>> BEGIN

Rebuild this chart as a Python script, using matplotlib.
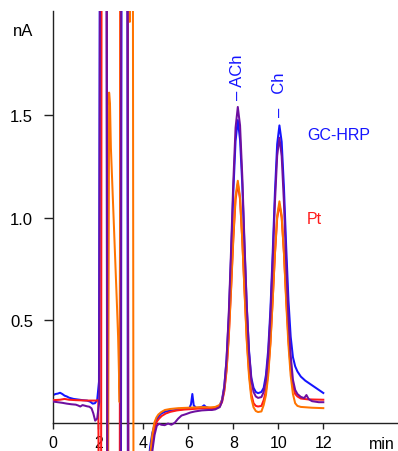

>> END
>> BEGIN

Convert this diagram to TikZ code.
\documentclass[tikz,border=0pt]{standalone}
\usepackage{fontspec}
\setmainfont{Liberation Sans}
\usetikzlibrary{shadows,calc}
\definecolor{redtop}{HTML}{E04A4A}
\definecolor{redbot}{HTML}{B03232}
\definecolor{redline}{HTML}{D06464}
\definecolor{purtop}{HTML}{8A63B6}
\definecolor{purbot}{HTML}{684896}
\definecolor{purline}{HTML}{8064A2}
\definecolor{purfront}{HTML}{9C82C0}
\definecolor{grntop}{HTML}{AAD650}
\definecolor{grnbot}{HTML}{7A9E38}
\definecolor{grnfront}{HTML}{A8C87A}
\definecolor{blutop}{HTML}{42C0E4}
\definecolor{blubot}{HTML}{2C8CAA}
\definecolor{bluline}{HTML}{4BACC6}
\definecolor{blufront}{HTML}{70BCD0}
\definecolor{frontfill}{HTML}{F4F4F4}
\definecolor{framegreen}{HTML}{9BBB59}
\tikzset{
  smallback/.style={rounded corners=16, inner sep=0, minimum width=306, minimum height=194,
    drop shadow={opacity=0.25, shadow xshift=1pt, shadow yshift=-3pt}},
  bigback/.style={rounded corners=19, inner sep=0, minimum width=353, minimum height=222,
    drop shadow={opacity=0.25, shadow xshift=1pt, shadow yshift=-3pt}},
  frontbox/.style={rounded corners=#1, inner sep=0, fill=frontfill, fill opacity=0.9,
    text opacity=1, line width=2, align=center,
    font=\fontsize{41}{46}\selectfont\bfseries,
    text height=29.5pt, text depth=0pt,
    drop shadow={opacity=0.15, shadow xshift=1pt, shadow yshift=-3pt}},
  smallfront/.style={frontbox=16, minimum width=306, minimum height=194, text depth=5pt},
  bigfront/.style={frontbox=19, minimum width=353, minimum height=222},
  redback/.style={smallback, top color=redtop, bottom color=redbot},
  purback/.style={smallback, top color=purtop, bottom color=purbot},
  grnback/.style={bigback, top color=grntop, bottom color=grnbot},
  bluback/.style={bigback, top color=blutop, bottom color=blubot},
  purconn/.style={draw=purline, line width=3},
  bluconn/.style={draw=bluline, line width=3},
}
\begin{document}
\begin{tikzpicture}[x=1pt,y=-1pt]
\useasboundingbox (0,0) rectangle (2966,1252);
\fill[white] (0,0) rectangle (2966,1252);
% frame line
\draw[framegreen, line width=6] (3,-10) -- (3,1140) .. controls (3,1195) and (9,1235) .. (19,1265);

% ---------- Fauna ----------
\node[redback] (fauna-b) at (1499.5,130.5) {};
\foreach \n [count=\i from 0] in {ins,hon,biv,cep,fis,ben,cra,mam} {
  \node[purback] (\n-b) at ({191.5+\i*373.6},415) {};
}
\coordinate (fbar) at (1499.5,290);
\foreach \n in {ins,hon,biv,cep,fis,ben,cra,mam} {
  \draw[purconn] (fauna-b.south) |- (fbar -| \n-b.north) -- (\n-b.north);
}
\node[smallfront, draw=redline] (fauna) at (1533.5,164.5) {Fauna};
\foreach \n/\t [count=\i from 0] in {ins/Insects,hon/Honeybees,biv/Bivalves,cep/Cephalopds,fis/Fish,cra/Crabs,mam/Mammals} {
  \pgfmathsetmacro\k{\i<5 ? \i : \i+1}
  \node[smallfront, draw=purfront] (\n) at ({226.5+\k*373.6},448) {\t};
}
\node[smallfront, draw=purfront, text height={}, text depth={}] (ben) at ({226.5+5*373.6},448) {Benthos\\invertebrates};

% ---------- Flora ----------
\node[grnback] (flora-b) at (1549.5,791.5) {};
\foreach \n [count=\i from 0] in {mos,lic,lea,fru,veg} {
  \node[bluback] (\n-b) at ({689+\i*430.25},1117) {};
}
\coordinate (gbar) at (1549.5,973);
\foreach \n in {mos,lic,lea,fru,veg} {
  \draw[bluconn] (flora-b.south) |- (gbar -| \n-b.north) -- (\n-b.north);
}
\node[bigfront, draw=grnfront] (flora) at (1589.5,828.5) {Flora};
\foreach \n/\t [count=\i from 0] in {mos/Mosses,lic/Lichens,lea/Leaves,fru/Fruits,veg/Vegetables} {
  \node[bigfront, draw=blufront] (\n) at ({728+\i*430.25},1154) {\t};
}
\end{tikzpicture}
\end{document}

>> END

▸ Problem requirements:
From the data, list each line in which the string "this" appears.

▸ Task output:
Rebuild this chart as a Python script, using matplotlib.
Convert this diagram to TikZ code.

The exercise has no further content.